隣町で金井先生の奥さんが活元会を開いていたので、行ってみた。そこはそんなに自分に合う場所ではなかったが、翌日の排泄が気持ちよく、活元運動によって体が変わることは確かだった。そこで今度は池袋で別の弟子が開いている会に参加してみた。そうお察しの通りここが私の求める場所だった。こうして当時はただしつこさの賜物だと思っていたのが、実は何か不思議な力によって導かれていたのではないか、と思うようになったのは最近のことである。この活元運動の会にときには週に2回通い、個人指導も受けることで、人生に勢いがついてきて、ついに韓国に一人旅に行くまでになる。

アトピーがあって、億劫になることは旅行と恋愛だろう。旅行は寝具を汚したらと思うし、こんなにボロボロの肌では誰も好きになるまいと決めつけるのだ。つまりは自分に自信がないのだ。その上、家から遠く離れたときや水分が足りないときに不安になる傾向もまだ残っていた。仕事をするようになってからは沢木耕太郎さんの『深夜特急』の番外編『旅する力』の少年時代の沢木さんを真似てホテルの予約もせず、各駅停車に乗ってあてもなく旅をすることを長い休みのたびに繰り返していた。それでも海外に一人で予定も立てず行くのはなかなか勇気のいることだった。

その後、気づけば6年も続けていた書店外商でのアルバイトをやめ、船で中国に渡り、目的地は陸路でインドと定めた旅に出るときも、なかなか出発せず、ぐずぐずしていたが、活元運動の先生に背中を押され、自分でも日本にいても死ぬときは死ぬのだと出発したことを思い出す。

結局、インドどころか、香港からベトナムへバスで行こうか迷った挙句、旅で新しいものを受け入れるのがお腹いっぱいになっていたので、北京に寄って帰国することにする。帰国後、書店員でも旅人でもないただの私に戻った私はまた不安定になり、アトピーがひどくなる。でも、香港にいたときにこれまでにないほどの回復を経験していたおかげでまた船に乗って中国に行けば治るんだとそこまで悲観しないようになっていた。

また偶然の本との出会いが私の人生を進めることになる。そろそろこの記事のタイトルを本が導いてくれたに変えてもいいような気がしてきた。本の名は『わら一本の革命』。アトピーのために母が食事に気を遣ってくれていたので、生協のカタログを通して有機農業には興味があった。
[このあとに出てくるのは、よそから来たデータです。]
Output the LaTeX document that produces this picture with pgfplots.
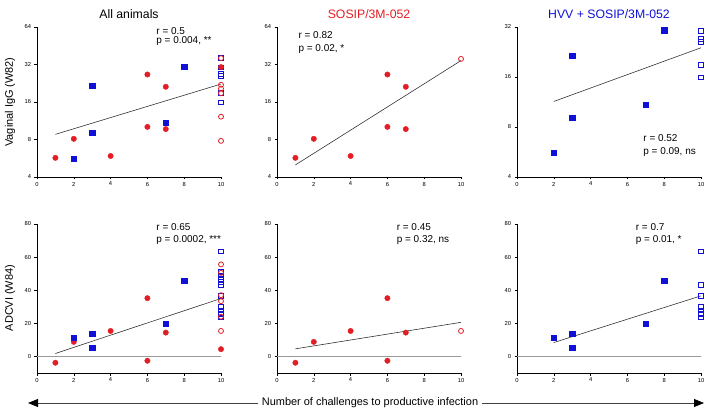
\documentclass[border=0pt]{standalone}
\usepackage{fontspec}
\setmainfont{Liberation Sans}
\usepackage{pgfplots}
\pgfplotsset{compat=1.18}
\usetikzlibrary{arrows.meta}
\pgfkeys{/pgf/number format/assume math mode=true}

\definecolor{myred}{RGB}{226,30,36}
\definecolor{myblue}{RGB}{16,16,214}

\pgfplotsset{
  panelbase/.style={scale only axis, width=184bp, height=150bp,
    xmin=0, xmax=10, xtick={0,2,...,10},
    axis lines*=left, tick align=outside, major tick length=2.5bp,
    tick style={black, line width=0.5bp},
    axis line style={black, line width=0.6bp},
    ticklabel style={font=\fontsize{5.8}{6}\selectfont},
    xticklabel style={yshift=1bp},
    clip=false},
  adcvipanel/.style={panelbase, height=149bp, ymin=-10, ymax=80, ytick={0,20,...,80}},
  redf/.style={only marks, mark=*, mark size=2.7bp, mark options={draw=myred, fill=myred}},
  redo/.style={only marks, mark=o, mark size=2.5bp, mark options={draw=myred, line width=0.8bp}},
  bluef/.style={only marks, mark=square*, mark size=2.6bp, mark options={draw=myblue, fill=myblue}},
  blueo/.style={only marks, mark=square, mark size=2.4bp, mark options={draw=myblue, line width=0.8bp}},
  fitl/.style={black!80, line width=0.6bp},
  zerol/.style={black!40, line width=0.5bp},
}
\newcommand{\annf}{\fontsize{10}{11}\selectfont}
\newcommand{\ttlf}{\fontsize{12.3}{14}\selectfont}
\newcommand{\labf}{\fontsize{11}{13}\selectfont}

\begin{document}
\begin{tikzpicture}
\path[use as bounding box] (0,0) rectangle (706bp,-412bp);

% ---- top row: vaginal IgG ----
\begin{axis}[panelbase, ymode=log, log basis y=2, ymin=4, ymax=64,
  at={(37bp,-177bp)}, anchor=south west,
  ytick={4,8,16,32,64}, yticklabels={4,8,16,32,64}]
\addplot[blueo] coordinates {(10,36) (10,30.3) (10,27) (10,26) (10,18.9) (10,15.9)};
\addplot[redo] coordinates {(10,36) (10,22) (10,20.5) (10,18.8) (10,12.2) (10,7.8)};
\addplot[redf] coordinates {(1,5.7) (2,8.1) (4,5.9) (6,26.6) (6,10.1) (7,21.2) (7,9.7) (10,30.5)};
\addplot[bluef] coordinates {(2,5.6) (3,21.6) (3,9.1) (7,10.9) (8,30.7)};
\addplot[fitl] coordinates {(1,8.8) (10,22.3)};
\node[anchor=west, font=\annf] at (rel axis cs:0.63,0.973) {r = 0.5};
\node[anchor=west, font=\annf] at (rel axis cs:0.63,0.907) {p = 0.004, **};
\node[font=\ttlf, yshift=13bp] at (rel axis cs:0.5,1) {All animals};
\end{axis}

\begin{axis}[panelbase, ymode=log, log basis y=2, ymin=4, ymax=64,
  at={(277bp,-177bp)}, anchor=south west,
  ytick={4,8,16,32,64}, yticklabels={4,8,16,32,64}]
\addplot[redo] coordinates {(10,35.5)};
\addplot[redf] coordinates {(1,5.7) (2,8.1) (4,5.9) (6,26.6) (6,10.1) (7,21.2) (7,9.7)};
\addplot[fitl] coordinates {(1,5.0) (10,34.4)};
\node[anchor=west, font=\annf] at (rel axis cs:0.098,0.947) {r = 0.82};
\node[anchor=west, font=\annf] at (rel axis cs:0.098,0.851) {p = 0.02, *};
\node[font=\ttlf, text=myred, yshift=13bp] at (rel axis cs:0.5,1) {SOSIP/3M-052};
\end{axis}

\begin{axis}[panelbase, ymode=log, log basis y=2, ymin=4, ymax=32,
  at={(517bp,-177bp)}, anchor=south west,
  ytick={4,8,16,32}, yticklabels={4,8,16,32}]
\addplot[blueo] coordinates {(10,30.3) (10,27) (10,26) (10,18.9) (10,15.9)};
\addplot[bluef] coordinates {(2,5.6) (3,21.6) (3,9.1) (7,10.9) (8,30.6)};
\addplot[fitl] coordinates {(2,11.4) (10,24.0)};
\node[anchor=west, font=\annf] at (rel axis cs:0.668,0.262) {r = 0.52};
\node[anchor=west, font=\annf] at (rel axis cs:0.668,0.169) {p = 0.09, ns};
\node[font=\ttlf, text=myblue, yshift=13bp] at (rel axis cs:0.5,1) {HVV + SOSIP/3M-052};
\end{axis}

% ---- bottom row: ADCVI ----
\begin{axis}[adcvipanel, at={(37bp,-373bp)}, anchor=south west]
\addplot[zerol] coordinates {(0,0) (10,0)};
\addplot[blueo] coordinates {(10,63.4) (10,51) (10,49) (10,47) (10,45) (10,43)
  (10,36.6) (10,30) (10,27.8) (10,25.8) (10,23.6)};
\addplot[redo] coordinates {(10,55.6) (10,50.5) (10,37) (10,33.4) (10,24) (10,15.4)};
\addplot[redf] coordinates {(1,-3.8) (2,8.8) (4,15.4) (6,35.2) (6,-2.6) (7,14.4) (10,4.4)};
\addplot[bluef] coordinates {(2,11.2) (3,13.6) (3,5.2) (7,20) (8,45.6)};
\addplot[fitl] coordinates {(1,1.8) (10,35)};
\node[anchor=west, font=\annf] at (rel axis cs:0.63,0.982) {r = 0.65};
\node[anchor=west, font=\annf] at (rel axis cs:0.63,0.893) {p = 0.0002, ***};
\end{axis}

\begin{axis}[adcvipanel, at={(277bp,-373bp)}, anchor=south west]
\addplot[zerol] coordinates {(0,0) (10,0)};
\addplot[redo] coordinates {(10,15.4)};
\addplot[redf] coordinates {(1,-3.8) (2,8.8) (4,15.4) (6,35.2) (6,-2.6) (7,14.4)};
\addplot[fitl] coordinates {(1,4.6) (10,20.6)};
\node[anchor=west, font=\annf] at (rel axis cs:0.632,0.982) {r = 0.45};
\node[anchor=west, font=\annf] at (rel axis cs:0.632,0.893) {p = 0.32, ns};
\end{axis}

\begin{axis}[adcvipanel, at={(517bp,-373bp)}, anchor=south west]
\addplot[zerol] coordinates {(0,0) (10,0)};
\addplot[blueo] coordinates {(10,63.4) (10,43.2) (10,36.6) (10,30) (10,27.8) (10,25.8) (10,23.6)};
\addplot[bluef] coordinates {(2,11.2) (3,13.6) (3,5.2) (7,20) (8,45.6)};
\addplot[fitl] coordinates {(2,8.4) (10,36.6)};
\node[anchor=west, font=\annf] at (rel axis cs:0.627,0.982) {r = 0.7};
\node[anchor=west, font=\annf] at (rel axis cs:0.627,0.893) {p = 0.01, *};
\end{axis}

% y labels and bottom arrow
\node[rotate=90, font=\labf] at (10bp,-102bp) {Vaginal IgG (W82)};
\node[rotate=90, font=\labf] at (10bp,-298bp) {ADCVI (W84)};
\draw[black!75, line width=0.8bp,
  {Triangle[length=10bp,width=8bp,black]}-{Triangle[length=10bp,width=8bp,black]}]
  (28bp,-403bp) -- (704bp,-403bp);
\node[fill=white, inner xsep=4bp, font=\labf] at (370bp,-403bp)
  {Number of challenges to productive infection};
\end{tikzpicture}
\end{document}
しかし、身近に畑仕事をしている人は知らないし、農業には機械と土地が絶対必要だと思っていたので、自分には縁がないと諦めていたのだ。それがこの本を読んで変わった。なんとなく自分でもできそうな気がしたのだ。これは勘違いだったとも言えるし、けれど今実際に機械なしでお米を作ることができたのだから正しかったとも言える。農地も厄介者扱いされるようになったのはちょうどこの頃からなのではないか。色々な農家を回った末に著者の故郷愛媛の福岡自然農園に赴き、研修生として受け入れてもらう。日々の野外でのなかなかきつい仕事はアトピーには良かったらしく見る間に回復していく。

正規の仕事をしたこともなく、アトピーで、実家に暮らしていた私は恋愛に全く奥手だったが、農園では研修に来ていた女の子たちと仲良くなることができた。それは香港で亜熱帯の島特有のスコールを浴びながら、こんなに遠くまで一人で来れたと涙したのと同じく、かつて自分がいると思っていた場所からはるか遠くに来た出来事だった。

その後、私は農園で出会った女性と結婚し、農園を二人で旅立ち、今は島の自然の中で私たちがやることを探しながら暮らしている。その間にもまたアトピーがひどくなることはあったが、四柱推命の占い師の方に教えてもらったようにアトピーがひどくなるというのは何かが間違っていることを教えてくれているのだと思えるようになった。

そして、今信頼を寄せている整体師の先生の言う通り、自分自身に戻ることができたらアトピーは治るのだと知っている。もちろんアトピーだけでなく、他の病気もそうらしい。

アトピーはいつも私と共にあり、私を導き、私の行動を規定してきた。それは不自由なことも多く、理不尽で度々私を怒らせてきた。今後もアトピーで苦しむこともあるかもしれない。けれど、私は知っている。アトピーはそうやって私を導いてくれている。私が歩むべき道を歩むように。